Notablemente influido por los libros de Proust, John Steinbeck y F. Scott Fitzgerald, Capote fue un autor exitoso
casi desde la publicación de su primer libro. En 1961 su novela Breakfast at Tiffany's
fue llevada al cine. Ya para entonces vivía holagadamente de la literatura
y aunque era asiduo colaborador de la prestigiada The New Yorker,
él mismo consideraba que aún no llegaba su momento cumbre. Entonces,
mientras viajaba con su amiga Harper Lee, autora de la célebre novela To
Kill a Mockingbird (Para Matar a un Ruiseñor) se enteró del asesinato de una familia de granjeros en el medio
oeste norteamericano. Los reponsables habían sido atrapados, tras lo cual se les condenó a
la horca.
Capote fue a visitar a los reos en prisión. Eran unos veinteañeros, analfabetos funcionales, quienes
parecían no tener conciencia plena de en la que se
habían metido. Poco a poco Capote se ganó su confianza de modo que los muchachos le contaron su vida y cómo
habían llegado a ese callejón cerrado; incluso con Perry, uno de
ellos, había habido relaciones íntimas. Si bien Capote les había prometido que "publicaría un artículo sobre
su caso para despertar la indignación" --lo había hecho en The
New Yorker, con artículos seriados-- en realidad preparaba una novela sobre sus vidas.
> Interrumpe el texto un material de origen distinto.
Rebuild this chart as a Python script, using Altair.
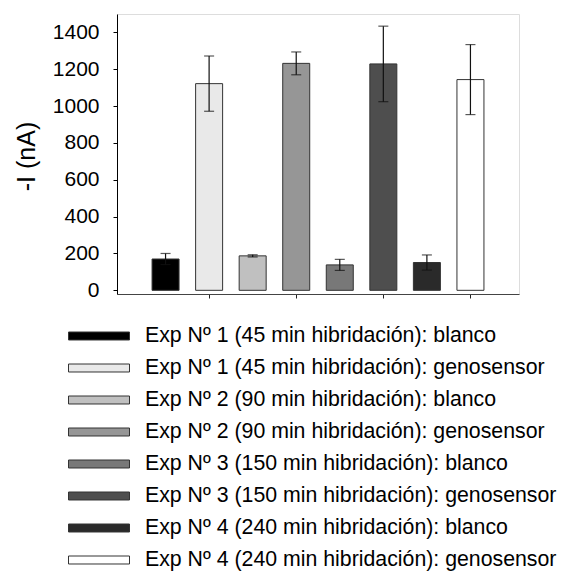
import altair as alt
import pandas as pd

labels = [
    "Exp Nº 1 (45 min hibridación): blanco",
    "Exp Nº 1 (45 min hibridación): genosensor",
    "Exp Nº 2 (90 min hibridación): blanco",
    "Exp Nº 2 (90 min hibridación): genosensor",
    "Exp Nº 3 (150 min hibridación): blanco",
    "Exp Nº 3 (150 min hibridación): genosensor",
    "Exp Nº 4 (240 min hibridación): blanco",
    "Exp Nº 4 (240 min hibridación): genosensor",
]
positions = [1, 2, 3, 4, 5, 6, 7, 8]
values = [170, 1122, 187, 1232, 138, 1229, 151, 1144]
errors = [30, 150, 6, 62, 30, 205, 41, 190]
colors = ["#000000", "#e9e9e9", "#c0c0c0", "#969696", "#787878", "#4e4e4e", "#2a2a2a", "#ffffff"]
y_ticks = [0, 200, 400, 600, 800, 1000, 1200, 1400]
x_ticks = [2, 4, 6, 8]

df = pd.DataFrame({"label": labels, "pos": positions, "value": values, "err": errors})
df["lo"] = df["value"] - df["err"]
df["hi"] = df["value"] + df["err"]

FONT = "Liberation Sans"

x_scale = alt.Scale(domain=[0, 9], nice=False, zero=False)
y_scale = alt.Scale(domain=[-20, 1500], nice=False, zero=False)

x_axis = alt.Axis(values=x_ticks, labels=False, title=None, tickSize=4, grid=False,
                  domainColor="#444444", tickColor="#222222")
y_axis = alt.Axis(values=y_ticks, format="d", labelOverlap=False, title="-I (nA)", grid=False,
                  tickSize=4, labelPadding=14,
                  labelFont=FONT, labelFontSize=21, labelColor="black",
                  titleFont=FONT, titleFontSize=25, titleFontWeight="normal", titleColor="black",
                  titleAngle=270, titleX=-91, titleY=142, titleAlign="center", titleBaseline="middle",
                  domainColor="black", tickColor="black")

bars = alt.Chart(df).mark_bar(size=27, stroke="#333333", strokeWidth=1).encode(
    x=alt.X("pos:Q", scale=x_scale, axis=x_axis),
    y=alt.Y("value:Q", scale=y_scale, axis=y_axis),
    y2=alt.Y2(datum=0),
    color=alt.Color(
        "label:N",
        scale=alt.Scale(domain=labels, range=colors),
        legend=alt.Legend(
            title=None, orient="none", legendX=-49, legendY=306,
            symbolType="M-1,-0.131L1,-0.131L1,0.131L-1,0.131Z", symbolSize=3721,
            symbolStrokeColor="#333333", symbolStrokeWidth=1, symbolOpacity=1,
            labelFont=FONT, labelFontSize=21.3, labelColor="black", labelOffset=15,
            labelLimit=0, clipHeight=32, rowPadding=0, padding=0,
        ),
    ),
)

ERR_COLOR = "#111111"
rules = alt.Chart(df).mark_rule(color=ERR_COLOR, strokeWidth=1.2).encode(
    x=alt.X("pos:Q", scale=x_scale, axis=x_axis),
    y=alt.Y("lo:Q", scale=y_scale, axis=y_axis),
    y2="hi:Q",
)
caps_hi = alt.Chart(df).mark_tick(color=ERR_COLOR, orient="horizontal", size=10, thickness=1.2).encode(
    x=alt.X("pos:Q", scale=x_scale, axis=x_axis),
    y=alt.Y("hi:Q", scale=y_scale, axis=y_axis),
)
caps_lo = alt.Chart(df).mark_tick(color=ERR_COLOR, orient="horizontal", size=10, thickness=1.2).encode(
    x=alt.X("pos:Q", scale=x_scale, axis=x_axis),
    y=alt.Y("lo:Q", scale=y_scale, axis=y_axis),
)

chart = alt.layer(bars, rules, caps_hi, caps_lo).properties(
    width=402, height=280,
    autosize=alt.AutoSizeParams(type="none"),
    padding={"left": 117, "top": 14, "right": 52, "bottom": 277},
).configure_view(stroke="#555555", strokeWidth=1.2).configure(background="white")

chart.save("out.html", embed_options={"renderer": "svg", "actions": False})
Conforme se aproximaba la fecha de la ejecución lo hicieron las cartas de los condenados para que Capote
intercediera por ellos, pero aparte de las promesas,
el escritor no movió un dedo al respecto. La sentencia jamás fue conmutada y ambos murieron. Ese esa el
momento que esperaba Capote: al poco tiempo salió a la venta A Sangre Fría donde los protagonistas eran Dick
y Perry, los reos ejecutados. El libro tuvo un éxito en ventas descomunal.
Y aunque se le criticó el haber esperado hasta el final para publicar su novela, Capote argumentó que
ello "era indispensable" para poder terminar el texto
aunque la verdad era mucho más obvia: ¿qué tal si Capote publicaba el libro, el abogado de Dick y Perry
conseguía apelar la sentencia o, más aún, salían
libres? Quedaba claro que Capote no deseaba compartir la gloria literaria --ni las regalías-- con nadie más.
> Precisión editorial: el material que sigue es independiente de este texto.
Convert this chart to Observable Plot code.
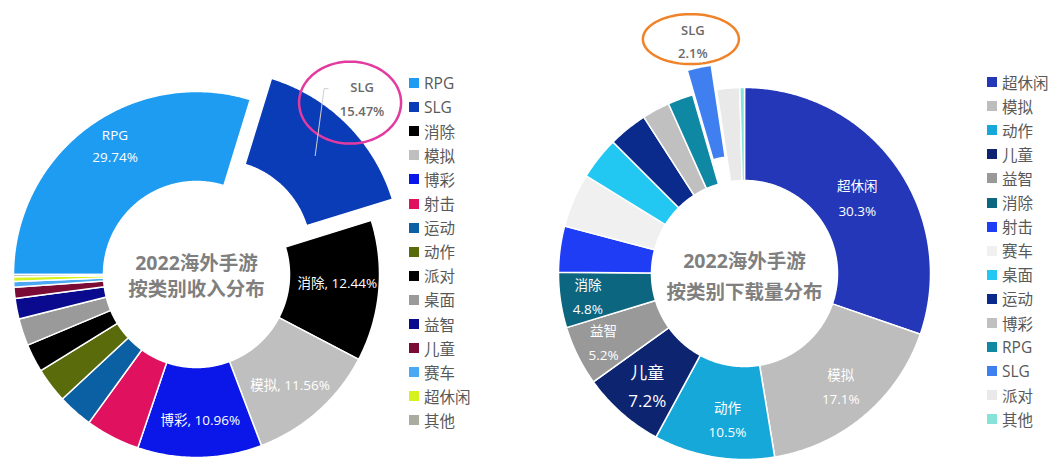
<!DOCTYPE html>
<html><head><meta charset="utf-8">
<script src="https://cdn.jsdelivr.net/npm/d3@7"></script>
<script src="https://cdn.jsdelivr.net/npm/@observablehq/plot@0.6"></script>
<style>
body{margin:0;background:#fff;font-family:"Open Sans","Noto Sans CJK SC",sans-serif;}
#wrap{position:relative;width:1051px;height:459px;overflow:hidden;background:#fff;}
.chart{position:absolute;top:0;}
.chart svg{font-family:"Open Sans","Noto Sans CJK SC",sans-serif;overflow:visible}
.legend{position:absolute;top:0;font-size:15.5px;color:#595959;font-family:"Open Sans","Noto Sans CJK SC",sans-serif;}
.legend .row{position:absolute;left:0;height:20px;display:flex;align-items:center;white-space:nowrap;transform:translateY(-10px)}
.legend .sw{width:10px;height:10px;margin-right:5px;flex:none}
</style></head><body><div id="wrap"></div>
<script>
// ---------- Data: revenue (left) ----------
const revCats = ["RPG","SLG","消除","模拟","博彩","射击","运动","动作","派对","桌面","益智","儿童","赛车","超休闲","其他"];
const revVals = [29.74,15.47,12.44,11.56,10.96,4.8,3.1,3.1,2.5,2.4,1.8,1.0,0.5,0.4,0.2];
const revColors = ["#1e9cf2","#0b3cb8","#000000","#bfbfbf","#0a17e8","#e0115f","#0b5fa3","#5a6b0b","#000000","#9a9a9a","#0a0a8f","#7a0b35","#4ba8f2","#d6f21e","#a9ac9f"];
const revLabeled = ["RPG","消除","模拟","博彩"];
const revTitle = ["2022海外手游","按类别收入分布"];

// ---------- Data: downloads (right) ----------
const dlCats = ["超休闲","模拟","动作","儿童","益智","消除","射击","赛车","桌面","运动","博彩","RPG","SLG","派对","其他"];
const dlVals = [30.3,17.1,10.5,7.2,5.2,4.8,4.0,4.7,3.7,3.4,2.4,2.2,2.1,2.0,0.4];
const dlColors = ["#2437b9","#bdbdbd","#17a8da","#0d2470","#999999","#0d6680","#1f3df5","#f0f0f0","#22c8f2","#0b2b8c","#c0c0c0","#0e88a3","#3f7ff0","#e9e9e9","#86e3d8"];
const dlLabeled = ["超休闲","模拟","动作","儿童","益智","消除"];
const dlTitle = ["2022海外手游","按类别下载量分布"];

const wrap = document.getElementById("wrap");
const rad = d => d * Math.PI / 180;

function donut(o) {
  const total = d3.sum(o.vals);
  let acc = o.start;
  const slices = o.cats.map((c, i) => {
    const a0 = acc, a1 = acc + o.vals[i] / total * 360;
    acc = a1;
    const mid = (a0 + a1) / 2;
    const off = c === o.explode ? o.explodeBy : 0;
    return {name: c, value: o.vals[i], a0, a1, mid, ox: off * Math.sin(rad(mid)), oy: off * Math.cos(rad(mid))};
  });
  const poly = [];
  for (const s of slices) {
    const n = Math.max(2, Math.ceil((s.a1 - s.a0) / 0.5));
    for (let k = 0; k <= n; k++) {
      const t = rad(s.a0 + (s.a1 - s.a0) * k / n);
      poly.push({name: s.name, x: o.R * Math.sin(t) + s.ox, y: o.R * Math.cos(t) + s.oy});
    }
    for (let k = n; k >= 0; k--) {
      const t = rad(s.a0 + (s.a1 - s.a0) * k / n);
      poly.push({name: s.name, x: o.r * Math.sin(t) + s.ox, y: o.r * Math.cos(t) + s.oy});
    }
  }
  const inLabels = slices.filter(s => o.labeled.includes(s.name)).map(s => {
    const [lr, da] = o.labelPos[s.name] || [o.labelR, 0];
    return {
      x: lr * Math.sin(rad(s.mid + da)) + s.ox,
      y: lr * Math.cos(rad(s.mid + da)) + s.oy,
      text: o.fmt(s),
      big: (o.big || []).includes(s.name)
    };
  });
  const ex = slices.find(s => s.name === o.explode);
  const exLabel = {x: o.outR * Math.sin(rad(ex.mid + o.outDA)), y: o.outR * Math.cos(rad(ex.mid + o.outDA)), text: ex.name + "\n" + ex.value + "%"};
  const ell = d3.range(0, 361, 4).map(d => ({x: exLabel.x + o.ellDx + o.ellRx * Math.cos(rad(d)), y: exLabel.y + o.ellDy + o.ellRy * Math.sin(rad(d))}));
  const marks = [
    Plot.line(poly, {x: "x", y: "y", z: "name", fill: "name", stroke: "white", strokeWidth: 1.5, curve: "linear-closed"}),
    Plot.text(inLabels.filter(d => !d.big), {x: "x", y: "y", text: "text", fill: "white", fontSize: o.labelFS, lineHeight: o.lineH}),
    Plot.text(inLabels.filter(d => d.big), {x: "x", y: "y", text: "text", fill: "white", fontSize: 17, lineHeight: 1.7}),
    Plot.text([exLabel], {x: "x", y: "y", text: "text", fill: "#6a6a6a", fontSize: 13, fontWeight: 600, lineHeight: 1.8}),
    Plot.line(ell, {x: "x", y: "y", stroke: o.ellColor, strokeWidth: 2.5, curve: "linear-closed"}),
    Plot.text([o.title.join("\n")], {x: () => 0, y: () => 0, text: d => d, fill: "#7f7f7f", fontSize: 19.5, fontWeight: "bold", lineHeight: o.titleLH})
  ];
  if (o.leader) {
    const cR = (o.R + o.r) / 2;
    const top = {x: exLabel.x + o.leader[0], y: exLabel.y + o.leader[1]};
    const pts = [
      {x: top.x + 4, y: top.y},
      top,
      {x: cR * Math.sin(rad(ex.mid)) + ex.ox, y: cR * Math.cos(rad(ex.mid)) + ex.oy}
    ];
    marks.push(Plot.line(pts, {x: "x", y: "y", stroke: "#d0d0d0", strokeWidth: 1}));
  }
  const plot = Plot.plot({
    width: o.W, height: o.H, margin: 0,
    x: {domain: [-o.cx, o.W - o.cx], axis: null},
    y: {domain: [-(o.H - o.cy), o.cy], axis: null},
    color: {domain: o.cats, range: o.colors},
    style: {background: "transparent"},
    marks
  });
  const div = document.createElement("div");
  div.className = "chart";
  div.style.left = o.left + "px";
  div.appendChild(plot);
  wrap.appendChild(div);
}

function legend(cats, colors, left, top0, step) {
  const lg = document.createElement("div");
  lg.className = "legend";
  lg.style.left = left + "px";
  cats.forEach((c, i) => {
    const row = document.createElement("div");
    row.className = "row";
    row.style.top = (top0 + i * step) + "px";
    const sw = document.createElement("div");
    sw.className = "sw";
    sw.style.background = colors[i];
    row.appendChild(sw);
    row.appendChild(document.createTextNode(c));
    lg.appendChild(row);
  });
  wrap.appendChild(lg);
}

donut({
  cats: revCats, vals: revVals, colors: revColors, labeled: revLabeled, title: revTitle,
  start: 270, left: 0, W: 405, H: 459, cx: 196, cy: 274, R: 183, r: 93,
  explode: "SLG", explodeBy: 30, labelR: 142,
  labelPos: {"RPG": [154, 4.5], "消除": [141, -2.7], "模拟": [143, 0.7], "博彩": [144, -0.5]},
  fmt: s => s.name === "RPG" ? s.name + "\n" + s.value + "%" : s.name + ", " + s.value + "%",
  labelFS: 13.5, lineH: 1.6, outR: 243, outDA: -2, ellDx: -12, ellDy: -6, ellRx: 51, ellRy: 41, ellColor: "#e33aa0",
  leader: [-38, 8], titleLH: 1.32
});
donut({
  cats: dlCats, vals: dlVals, colors: dlColors, labeled: dlLabeled, title: dlTitle, big: ["儿童"],
  start: 0, left: 540, W: 420, H: 459, cx: 204, cy: 273, R: 186, r: 93,
  explode: "SLG", explodeBy: 25, labelR: 150,
  labelPos: {"超休闲": [137, 0.9], "模拟": [147, -0.8], "动作": [145, -2.8], "儿童": [147, 0], "益智": [156, 0.9], "消除": [158, 0.7]},
  fmt: s => s.name + "\n" + s.value + "%",
  labelFS: 13.5, lineH: 1.8, outR: 240, outDA: 0, ellDx: -2, ellDy: 0, ellRx: 48, ellRy: 25, ellColor: "#f08228",
  leader: null, titleLH: 1.62
});
legend(revCats, revColors, 409, 83, 24.1);
legend(dlCats, dlColors, 987, 82, 24.1);
</script></body></html>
Esta "monopolización de la adulación" se hizo evidente cuando Capote enfurecía luego de leer las notas de
los críticos literarios donde, con poquísimas excepciones, ofrecían
malos comentarios a A Sangre Fría. El libro había registrado altísimas ventas y le dio una vida
que de acomodada brincó a lujosa. Pero dado que Capote no ocultaba ese disgusto, los críticos arreciaron
los ataques, seguros de haberle pegado en el ego.
Truman no pudo detectar que prácticamente ninguno de esos críticos había escrito una sola cuartilla
literaria ni mucho menos publicado un libro, y que si mucho poseían un 10 por ciento de su talento. Pero
estaba obsesionado en que todos aplaudieran sus novelas. No reparó en que jamás iba a conseguirlo por
parte de los críticos literarios, que en buena parte del mundo suelen estar corroídos por la envidia,
disimulada en argumentaciones de estilo, desarrollo, etc.
Lo que terminó por derribar al ya herido orgullo de Capote fue que no se le haya considerado siquiera para
el Pulitzer ni el National Book Award, entre otros y que, pensaba, terminarían por brindarle la adulación
general. El desdén terminó por hundirlo en las drogas y el alcohol y
juró hasta el fin de sus días que estaba escribiendo un libro que "callaría la boca a los críticos". Sin
embargo para entonces ya padecía un bloqueo mental que no tardó en traducirse en tortura. Seguramente y para
espantar esos fantasmas que tenían invadida su cabeza fue que Capote asistía a la Studio 54 a beber y a
olvidarse de los críticos.
A su muerte fueron publicados tres capítulos de Plegarias Atendidas,
un libro que dejó inconcluso. Era un texto mediocre, tanto así que Capote hizo bien en
no haberlo lanzado. Los críticos habrían terminado devorándolo.